Mi madre, por desgracia, no tuvo ocasión de comprobar si aquellas muertes fueron inútiles. Yo aún no sabía, como sé ahora, que la vida es asquerosamente injusta. Nunca llegaremos a entender por qué hay personas absolutamente bondadosas que sufren infinitas desgracias y mueren jóvenes, sin tiempo para recuperarse de tantos padecimientos y, sin embargo, hay muchos malvados que son longevos y parecen felices. Claro, que cada uno tiene un concepto distinto de la felicidad.

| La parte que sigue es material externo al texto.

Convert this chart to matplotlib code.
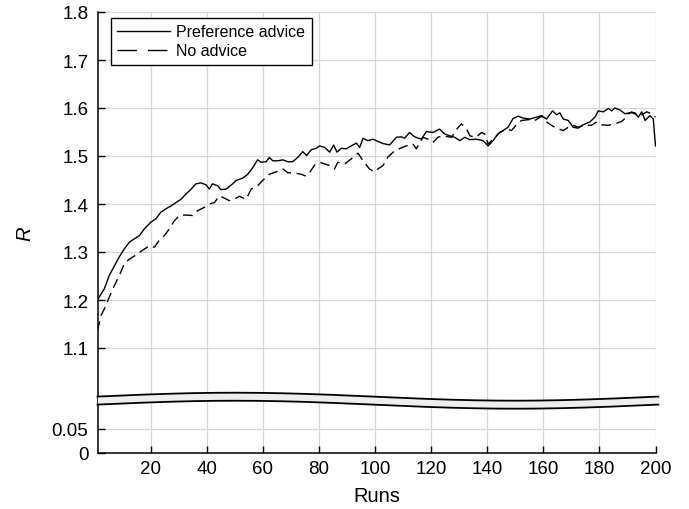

He comprobado que para muchos la muerte supone una liberación cuando viven un infierno, pero es difícil conocer el grado de felicidad ajena.
La pena es que mi madre murió antes que Franco, como mi tío Fabricio, que falleció al poco tiempo de que yo fuera a visitarle a Bruselas. Me sentí prematuramente huérfana. Seguramente a mi madre le hubiera gustado saber que su hija, al cabo de los años, pretende culminar una obsesión y desentrañar lo que ocurrió.
A raíz de aquella conversación pude averiguar los aspectos más recónditos de la vida de mi familia, pero este conocimiento no fue suficiente para borrar el dolor soterrado de mis padres, ni un ápice de sus angustias ni de las mías. Me sorprende no mantener el desprecio por aquellas monjas fanáticas que cometieron la vileza de delatar a mi abuelo.
No vale la pena seguir escarbando en suplicios de un pasado tan lejano. Me sobrepasaba mi orfandad, pero aún me asfixia más el presente. A estas alturas de la vida, la teoría apenas esbozada en la carta que le envié a Lucas desde Bruselas sobre mi personalidad me parece muy sensata. Es cierto, probablemente, que mis ansias de moderación, la persecución obsesiva de la armonía y el intento de comprender los dos extremos de cualquier conducta se deba a un reparto equitativo de mis progenitores. No es que me parezca mal, todo lo contrario, pero esa búsqueda obstinada de contrapesos es responsable de mi carácter dual, de mis vacilaciones, de estar siempre a caballo entre dos vidas, sin decidir jamás cuál de las dos se adapta mejor a mi modo de ser.
Dudo entre la quietud y el movimiento, entre la vida y la muerte… Siempre tengo la cabeza en un lugar distinto al que me encuentro. Quiero ser bondadosa, pero necesito transgredir de vez en cuando; trato de cuidarme, pero me autodestruyo con frecuencia. Pienso en lo que debo hacer más que en lo que estoy haciendo, y esa vacilación continua es una rémora para ahondar en asuntos o en personas que aparentemente me interesan. Cuando parece que estoy a punto de lograrlo, los seres más queridos con los que establezco relaciones profundas me abandonan y ya no tengo ánimos para volver a empezar.
Me gusta moverme por la superficie de las cosas. Estoy convencida de que la piel acusa más los golpes que las entrañas. Desde luego, en mi caso, es donde se reflejan los estados de ánimo. Necesito la paciencia que no tengo para llegar al final de esta historia y darla por concluida. Cada vez con más frecuencia tengo la tentación de claudicar y decir: «Está bien, me rindo». Tengo una edad en la que me podría dar por vencida, pero ya no merece la pena.